The hauliers had also, said Mr Huckfield, quite rightly questioned the contribution that the service was making to railway overheads. The MoT economist Christopher Foster had estimated that only 16 per cent of railways' total costs were direct and variable with output, leaving 84 per cent to be allocated rather arbitrarily. This had led to several demands to "see the books", after very cheap rates had been quoted.

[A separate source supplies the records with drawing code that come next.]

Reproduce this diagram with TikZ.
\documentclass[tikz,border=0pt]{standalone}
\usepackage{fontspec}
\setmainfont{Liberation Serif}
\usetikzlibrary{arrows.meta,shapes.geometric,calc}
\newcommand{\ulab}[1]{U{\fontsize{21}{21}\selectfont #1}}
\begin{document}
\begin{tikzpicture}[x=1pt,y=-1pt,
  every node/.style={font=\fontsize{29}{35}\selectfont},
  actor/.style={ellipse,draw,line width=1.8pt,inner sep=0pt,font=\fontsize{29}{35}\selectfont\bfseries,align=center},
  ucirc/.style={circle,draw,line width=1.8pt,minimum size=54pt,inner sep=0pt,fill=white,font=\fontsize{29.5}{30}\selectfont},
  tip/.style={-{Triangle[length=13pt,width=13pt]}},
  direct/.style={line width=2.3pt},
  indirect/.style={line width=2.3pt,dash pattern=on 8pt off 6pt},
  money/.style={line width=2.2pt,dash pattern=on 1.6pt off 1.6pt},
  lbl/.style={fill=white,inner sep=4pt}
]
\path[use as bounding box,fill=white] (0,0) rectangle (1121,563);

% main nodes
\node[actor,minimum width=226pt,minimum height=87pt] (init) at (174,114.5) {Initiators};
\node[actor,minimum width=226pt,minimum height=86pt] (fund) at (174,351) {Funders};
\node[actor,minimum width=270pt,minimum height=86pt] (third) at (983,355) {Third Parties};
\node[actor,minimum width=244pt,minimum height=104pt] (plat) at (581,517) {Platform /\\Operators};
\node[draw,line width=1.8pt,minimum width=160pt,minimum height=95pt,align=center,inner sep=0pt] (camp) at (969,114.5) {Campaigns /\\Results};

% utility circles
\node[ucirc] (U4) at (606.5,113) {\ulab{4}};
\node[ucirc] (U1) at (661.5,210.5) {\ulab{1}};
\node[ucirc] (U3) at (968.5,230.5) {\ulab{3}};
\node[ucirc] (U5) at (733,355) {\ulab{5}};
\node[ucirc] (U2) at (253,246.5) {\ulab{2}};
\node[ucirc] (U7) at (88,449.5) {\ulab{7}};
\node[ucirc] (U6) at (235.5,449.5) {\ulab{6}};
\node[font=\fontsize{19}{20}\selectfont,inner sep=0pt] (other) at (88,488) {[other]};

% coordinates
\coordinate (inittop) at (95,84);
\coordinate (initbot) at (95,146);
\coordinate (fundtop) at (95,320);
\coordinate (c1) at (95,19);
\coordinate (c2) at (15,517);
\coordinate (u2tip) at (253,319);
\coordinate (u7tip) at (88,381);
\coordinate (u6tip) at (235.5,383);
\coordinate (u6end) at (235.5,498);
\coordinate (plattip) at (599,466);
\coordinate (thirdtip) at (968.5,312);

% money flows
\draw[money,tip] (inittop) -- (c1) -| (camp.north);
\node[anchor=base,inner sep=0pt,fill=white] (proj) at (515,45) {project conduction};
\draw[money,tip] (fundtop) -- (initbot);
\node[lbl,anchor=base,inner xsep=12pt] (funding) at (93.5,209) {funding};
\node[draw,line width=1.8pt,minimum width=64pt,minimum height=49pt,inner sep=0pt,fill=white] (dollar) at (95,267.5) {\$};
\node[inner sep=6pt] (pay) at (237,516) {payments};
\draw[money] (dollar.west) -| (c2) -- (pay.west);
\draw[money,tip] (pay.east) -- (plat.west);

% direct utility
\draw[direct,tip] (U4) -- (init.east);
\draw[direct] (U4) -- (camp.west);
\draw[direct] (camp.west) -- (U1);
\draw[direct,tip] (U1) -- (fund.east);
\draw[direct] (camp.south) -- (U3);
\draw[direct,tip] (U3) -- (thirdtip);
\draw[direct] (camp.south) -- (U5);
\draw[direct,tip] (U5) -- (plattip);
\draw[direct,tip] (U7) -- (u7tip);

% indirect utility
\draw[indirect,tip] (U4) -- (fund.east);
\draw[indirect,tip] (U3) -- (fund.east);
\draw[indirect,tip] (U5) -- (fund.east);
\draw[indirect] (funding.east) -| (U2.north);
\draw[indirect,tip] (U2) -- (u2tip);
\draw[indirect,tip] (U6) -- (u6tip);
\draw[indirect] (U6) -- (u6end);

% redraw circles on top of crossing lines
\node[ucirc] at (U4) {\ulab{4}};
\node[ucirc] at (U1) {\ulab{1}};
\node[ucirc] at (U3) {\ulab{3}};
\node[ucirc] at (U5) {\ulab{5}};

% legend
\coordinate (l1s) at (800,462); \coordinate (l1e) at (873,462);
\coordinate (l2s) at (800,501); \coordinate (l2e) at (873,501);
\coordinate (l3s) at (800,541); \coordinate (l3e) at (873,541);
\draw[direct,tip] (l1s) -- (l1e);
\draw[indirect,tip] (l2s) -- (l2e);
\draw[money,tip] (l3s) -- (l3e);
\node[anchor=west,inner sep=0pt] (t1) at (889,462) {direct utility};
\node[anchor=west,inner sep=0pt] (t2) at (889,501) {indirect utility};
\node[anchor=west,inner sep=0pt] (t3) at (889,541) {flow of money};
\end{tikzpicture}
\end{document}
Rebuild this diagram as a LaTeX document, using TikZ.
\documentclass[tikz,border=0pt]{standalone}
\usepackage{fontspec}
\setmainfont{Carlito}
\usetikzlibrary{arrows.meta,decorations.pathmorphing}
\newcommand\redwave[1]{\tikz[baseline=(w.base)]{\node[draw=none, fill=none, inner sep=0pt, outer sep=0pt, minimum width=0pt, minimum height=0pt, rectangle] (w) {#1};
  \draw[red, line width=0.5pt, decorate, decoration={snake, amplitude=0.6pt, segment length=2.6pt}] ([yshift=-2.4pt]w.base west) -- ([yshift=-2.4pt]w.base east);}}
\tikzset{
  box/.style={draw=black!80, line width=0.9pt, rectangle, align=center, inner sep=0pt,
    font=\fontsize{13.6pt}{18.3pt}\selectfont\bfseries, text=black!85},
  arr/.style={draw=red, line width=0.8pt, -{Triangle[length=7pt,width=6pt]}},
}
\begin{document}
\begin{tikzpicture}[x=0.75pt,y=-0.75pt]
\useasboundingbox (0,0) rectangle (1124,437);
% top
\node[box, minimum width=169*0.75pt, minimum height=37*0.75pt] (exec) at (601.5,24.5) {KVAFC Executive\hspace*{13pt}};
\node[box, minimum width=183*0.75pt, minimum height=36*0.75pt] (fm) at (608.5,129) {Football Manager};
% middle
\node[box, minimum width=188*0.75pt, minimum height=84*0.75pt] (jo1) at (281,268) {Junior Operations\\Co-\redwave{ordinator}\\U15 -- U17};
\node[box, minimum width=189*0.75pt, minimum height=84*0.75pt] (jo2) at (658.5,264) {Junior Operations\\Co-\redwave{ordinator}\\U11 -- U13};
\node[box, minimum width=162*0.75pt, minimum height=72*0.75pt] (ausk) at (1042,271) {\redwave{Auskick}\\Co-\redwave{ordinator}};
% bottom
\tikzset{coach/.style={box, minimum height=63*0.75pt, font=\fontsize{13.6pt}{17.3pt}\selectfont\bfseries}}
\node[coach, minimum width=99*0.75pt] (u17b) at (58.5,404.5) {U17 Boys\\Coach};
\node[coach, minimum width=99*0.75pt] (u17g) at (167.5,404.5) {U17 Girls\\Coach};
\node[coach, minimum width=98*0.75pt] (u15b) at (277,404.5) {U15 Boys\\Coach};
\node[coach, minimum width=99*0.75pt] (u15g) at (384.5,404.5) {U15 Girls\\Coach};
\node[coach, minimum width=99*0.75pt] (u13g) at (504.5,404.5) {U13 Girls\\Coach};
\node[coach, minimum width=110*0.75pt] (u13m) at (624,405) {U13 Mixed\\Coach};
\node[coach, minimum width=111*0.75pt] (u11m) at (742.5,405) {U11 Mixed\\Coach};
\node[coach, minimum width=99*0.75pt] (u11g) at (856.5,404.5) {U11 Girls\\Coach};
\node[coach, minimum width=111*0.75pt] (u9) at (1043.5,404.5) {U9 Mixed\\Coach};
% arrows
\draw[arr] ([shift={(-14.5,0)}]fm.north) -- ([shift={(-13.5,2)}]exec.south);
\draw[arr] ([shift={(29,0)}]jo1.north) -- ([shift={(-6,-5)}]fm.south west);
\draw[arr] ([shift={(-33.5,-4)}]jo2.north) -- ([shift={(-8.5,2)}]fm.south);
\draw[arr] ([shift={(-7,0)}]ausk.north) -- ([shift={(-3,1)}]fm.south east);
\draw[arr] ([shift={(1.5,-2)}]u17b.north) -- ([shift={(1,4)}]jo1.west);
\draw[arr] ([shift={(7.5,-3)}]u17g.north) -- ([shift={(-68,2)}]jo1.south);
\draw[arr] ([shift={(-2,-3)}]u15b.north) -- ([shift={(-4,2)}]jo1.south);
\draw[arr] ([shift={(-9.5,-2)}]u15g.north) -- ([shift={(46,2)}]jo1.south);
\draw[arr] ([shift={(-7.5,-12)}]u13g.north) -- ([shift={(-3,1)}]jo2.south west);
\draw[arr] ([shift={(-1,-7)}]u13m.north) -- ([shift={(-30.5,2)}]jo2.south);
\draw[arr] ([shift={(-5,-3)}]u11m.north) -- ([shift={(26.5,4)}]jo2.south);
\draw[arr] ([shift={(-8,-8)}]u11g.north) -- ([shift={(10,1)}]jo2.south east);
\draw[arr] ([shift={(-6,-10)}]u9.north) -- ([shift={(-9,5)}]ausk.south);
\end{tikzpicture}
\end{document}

Mr Huckfield felt that the selling of Freightliner services must be kept separate from other rail marketing endeavours, whatever the decisions about ownership of the service, and it had also to be remembered that the combined road terminal hauls could often exceed the railway trunk haul. On the ownership argument, he felt the nub was that out of a total railway revenue of some £430m estimated for 1974, Freightliners could only contribute about £30m. Seen against an estimated £120m from trainload traffics and £250m from passenger carryings, what kind of incentive was this for BR to give Freightliner priority?

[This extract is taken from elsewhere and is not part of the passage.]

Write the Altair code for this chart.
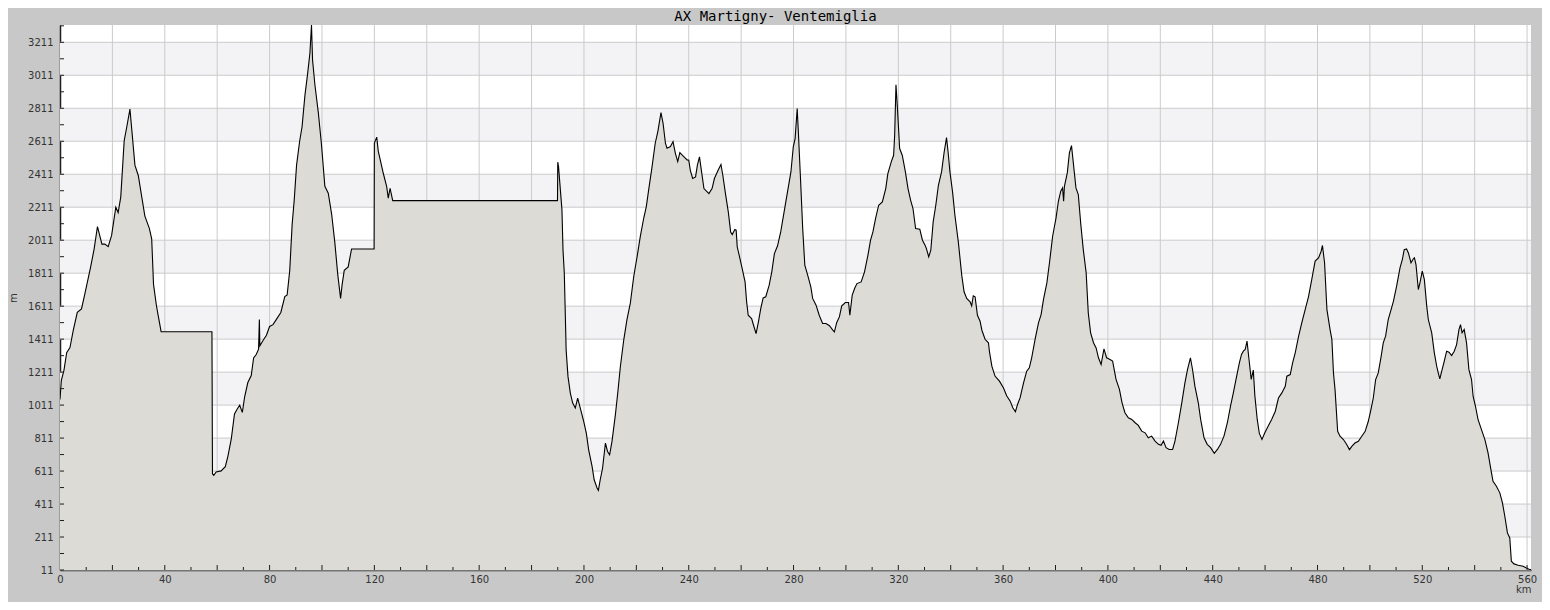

In his paper Mr Huckfield surveyed a wide range of goods and passenger transport developments influenced by the 1968 Act. For example, he suggested that the grants for rural bus services had worked in a rather uneven way, while LTE seemed better placed for grants and subsidies than the PTAs, and the National Bus Company had been forced to make dramatic cuts in services to keep its head above water. The "social service mechanism" was not uniform nationally.

Detailing the revenue problems of the overlapping parcels and smalls services, the speaker went on to list the cost and rate increases of British Road Services Ltd. Despite increases in rates and tonnage carried BRSL was, for example, no more profitable in 1969 than in 1966, he said. The estimated overall return earned by private companies was 15 per cent and he felt that. BRSL could only justify its continued existence if it was able to earn a comparable return.

On tachographs, Mr Huckfield suggested that these devices ought to represent a yardstick for both sides of the industry; the employer could keep records on vehicle utilization, while the driver had a wagebargaining unit. But if the tachograph was to come, it must be through freely negotiated trade union agreements—it would not do to keep making comparisons with the situation in Germany.

Mr Huckfield said that he had just returned from Brussels "where I have been conducting my own negotiations". He said he had attempted to find out just how far the Community and the Council of Ministers had gone towards creating a common transport policy, and he was bound to say that they had not done much yet.